* start *

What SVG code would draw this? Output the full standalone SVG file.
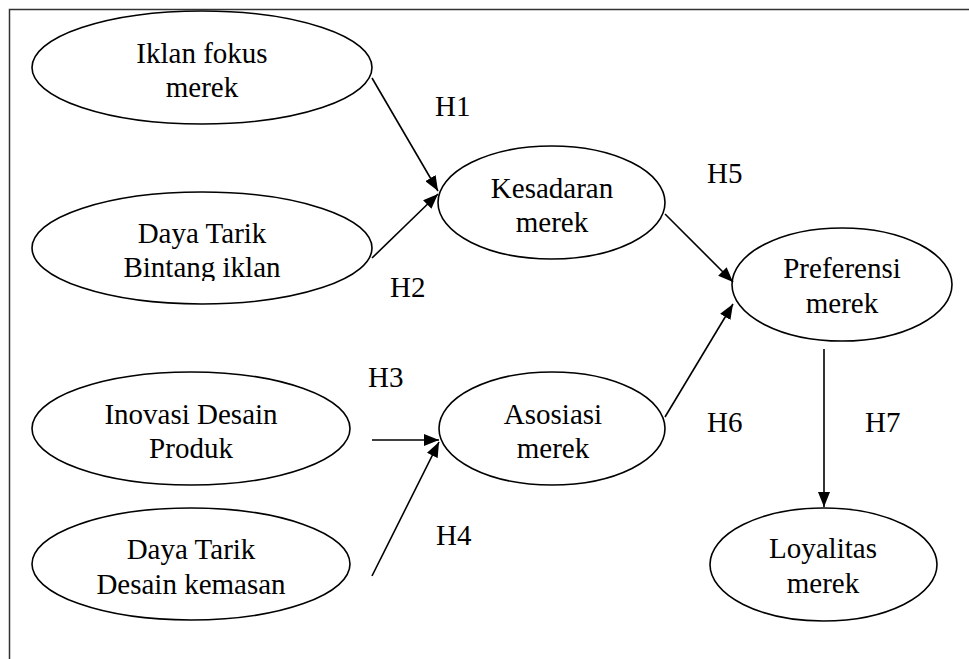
<svg xmlns="http://www.w3.org/2000/svg" width="969" height="659" viewBox="0 0 969 659">
  <style>
    .node ellipse { fill: #ffffff; stroke: #000000; stroke-width: 1.6; }
    .lbl { font-family: "Liberation Serif", "Times New Roman", serif; font-size: 29px; fill: #000000; text-anchor: middle; }
    .hyp { font-family: "Liberation Serif", "Times New Roman", serif; font-size: 29px; fill: #000000; }
    .edge { stroke: #000000; stroke-width: 1.6; fill: none; marker-end: url(#arrow); }
  </style>
  <defs>
    <marker id="arrow" viewBox="0 0 15 12" refX="15" refY="6" markerWidth="15" markerHeight="12" markerUnits="userSpaceOnUse" orient="auto">
      <path d="M0,0 L15,6 L0,12 Z" fill="#000000"/>
    </marker>
    <clipPath id="cutBintang">
      <rect x="0" y="0" width="969" height="281"/>
    </clipPath>
  </defs>

  <rect width="969" height="659" fill="#ffffff"/>
  <!-- outer frame, open past the right and bottom edges -->
  <rect x="9.5" y="9.5" width="980" height="680" fill="none" stroke="#333333" stroke-width="1.5"/>

  <g id="n-iklan" class="node">
    <ellipse cx="202" cy="67.5" rx="170" ry="56.5"/>
    <text class="lbl" x="202" y="63">Iklan fokus</text>
    <text class="lbl" x="202" y="97">merek</text>
  </g>
  <g id="n-bintang" class="node">
    <ellipse cx="202" cy="248" rx="170" ry="56"/>
    <text class="lbl" x="202" y="243">Daya Tarik</text>
    <text class="lbl" x="202" y="277" clip-path="url(#cutBintang)">Bintang iklan</text>
  </g>
  <g id="n-inovasi" class="node">
    <ellipse cx="191" cy="428.5" rx="159" ry="56.5"/>
    <text class="lbl" x="191" y="424">Inovasi Desain</text>
    <text class="lbl" x="191" y="458">Produk</text>
  </g>
  <g id="n-kemasan" class="node">
    <ellipse cx="191" cy="564" rx="159" ry="56"/>
    <text class="lbl" x="191" y="559">Daya Tarik</text>
    <text class="lbl" x="191" y="594">Desain kemasan</text>
  </g>
  <g id="n-kesadaran" class="node">
    <ellipse cx="551.5" cy="202.5" rx="113.5" ry="56.5"/>
    <text class="lbl" x="552" y="198">Kesadaran</text>
    <text class="lbl" x="552" y="232">merek</text>
  </g>
  <g id="n-asosiasi" class="node">
    <ellipse cx="552" cy="428.5" rx="113" ry="56.5"/>
    <text class="lbl" x="553" y="424">Asosiasi</text>
    <text class="lbl" x="553" y="458">merek</text>
  </g>
  <g id="n-preferensi" class="node">
    <ellipse cx="842" cy="284.5" rx="110" ry="56.5"/>
    <text class="lbl" x="842" y="278">Preferensi</text>
    <text class="lbl" x="842" y="313">merek</text>
  </g>
  <g id="n-loyalitas" class="node">
    <ellipse cx="823.5" cy="564.5" rx="113.5" ry="56.5"/>
    <text class="lbl" x="823" y="558">Loyalitas</text>
    <text class="lbl" x="823" y="593">merek</text>
  </g>

  <g id="connectors">
    <line class="edge" x1="372" y1="78" x2="438" y2="191"/>
    <line class="edge" x1="372" y1="258" x2="438" y2="194"/>
    <line class="edge" x1="372" y1="440" x2="439" y2="440"/>
    <line class="edge" x1="372" y1="576" x2="439" y2="442"/>
    <line class="edge" x1="665" y1="214" x2="733" y2="282"/>
    <line class="edge" x1="665" y1="417" x2="733" y2="304"/>
    <line class="edge" x1="824" y1="349" x2="824" y2="507"/>
  </g>

  <g id="hypotheses">
    <text class="hyp" x="435" y="116">H1</text>
    <text class="hyp" x="390" y="297">H2</text>
    <text class="hyp" x="368" y="387">H3</text>
    <text class="hyp" x="436" y="545">H4</text>
    <text class="hyp" x="707" y="183">H5</text>
    <text class="hyp" x="707" y="432">H6</text>
    <text class="hyp" x="865" y="432">H7</text>
  </g>
</svg>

* end *

- SET TASK
Copy each line exactly, and leave the pictures out of your copy.

- FINISHED TASK
What SVG code would draw this? Output the full standalone SVG file.
<svg xmlns="http://www.w3.org/2000/svg" width="969" height="659" viewBox="0 0 969 659">
  <style>
    .node ellipse { fill: #ffffff; stroke: #000000; stroke-width: 1.6; }
    .lbl { font-family: "Liberation Serif", "Times New Roman", serif; font-size: 29px; fill: #000000; text-anchor: middle; }
    .hyp { font-family: "Liberation Serif", "Times New Roman", serif; font-size: 29px; fill: #000000; }
    .edge { stroke: #000000; stroke-width: 1.6; fill: none; marker-end: url(#arrow); }
  </style>
  <defs>
    <marker id="arrow" viewBox="0 0 15 12" refX="15" refY="6" markerWidth="15" markerHeight="12" markerUnits="userSpaceOnUse" orient="auto">
      <path d="M0,0 L15,6 L0,12 Z" fill="#000000"/>
    </marker>
    <clipPath id="cutBintang">
      <rect x="0" y="0" width="969" height="281"/>
    </clipPath>
  </defs>

  <rect width="969" height="659" fill="#ffffff"/>
  <!-- outer frame, open past the right and bottom edges -->
  <rect x="9.5" y="9.5" width="980" height="680" fill="none" stroke="#333333" stroke-width="1.5"/>

  <g id="n-iklan" class="node">
    <ellipse cx="202" cy="67.5" rx="170" ry="56.5"/>
    <text class="lbl" x="202" y="63">Iklan fokus</text>
    <text class="lbl" x="202" y="97">merek</text>
  </g>
  <g id="n-bintang" class="node">
    <ellipse cx="202" cy="248" rx="170" ry="56"/>
    <text class="lbl" x="202" y="243">Daya Tarik</text>
    <text class="lbl" x="202" y="277" clip-path="url(#cutBintang)">Bintang iklan</text>
  </g>
  <g id="n-inovasi" class="node">
    <ellipse cx="191" cy="428.5" rx="159" ry="56.5"/>
    <text class="lbl" x="191" y="424">Inovasi Desain</text>
    <text class="lbl" x="191" y="458">Produk</text>
  </g>
  <g id="n-kemasan" class="node">
    <ellipse cx="191" cy="564" rx="159" ry="56"/>
    <text class="lbl" x="191" y="559">Daya Tarik</text>
    <text class="lbl" x="191" y="594">Desain kemasan</text>
  </g>
  <g id="n-kesadaran" class="node">
    <ellipse cx="551.5" cy="202.5" rx="113.5" ry="56.5"/>
    <text class="lbl" x="552" y="198">Kesadaran</text>
    <text class="lbl" x="552" y="232">merek</text>
  </g>
  <g id="n-asosiasi" class="node">
    <ellipse cx="552" cy="428.5" rx="113" ry="56.5"/>
    <text class="lbl" x="553" y="424">Asosiasi</text>
    <text class="lbl" x="553" y="458">merek</text>
  </g>
  <g id="n-preferensi" class="node">
    <ellipse cx="842" cy="284.5" rx="110" ry="56.5"/>
    <text class="lbl" x="842" y="278">Preferensi</text>
    <text class="lbl" x="842" y="313">merek</text>
  </g>
  <g id="n-loyalitas" class="node">
    <ellipse cx="823.5" cy="564.5" rx="113.5" ry="56.5"/>
    <text class="lbl" x="823" y="558">Loyalitas</text>
    <text class="lbl" x="823" y="593">merek</text>
  </g>

  <g id="connectors">
    <line class="edge" x1="372" y1="78" x2="438" y2="191"/>
    <line class="edge" x1="372" y1="258" x2="438" y2="194"/>
    <line class="edge" x1="372" y1="440" x2="439" y2="440"/>
    <line class="edge" x1="372" y1="576" x2="439" y2="442"/>
    <line class="edge" x1="665" y1="214" x2="733" y2="282"/>
    <line class="edge" x1="665" y1="417" x2="733" y2="304"/>
    <line class="edge" x1="824" y1="349" x2="824" y2="507"/>
  </g>

  <g id="hypotheses">
    <text class="hyp" x="435" y="116">H1</text>
    <text class="hyp" x="390" y="297">H2</text>
    <text class="hyp" x="368" y="387">H3</text>
    <text class="hyp" x="436" y="545">H4</text>
    <text class="hyp" x="707" y="183">H5</text>
    <text class="hyp" x="707" y="432">H6</text>
    <text class="hyp" x="865" y="432">H7</text>
  </g>
</svg>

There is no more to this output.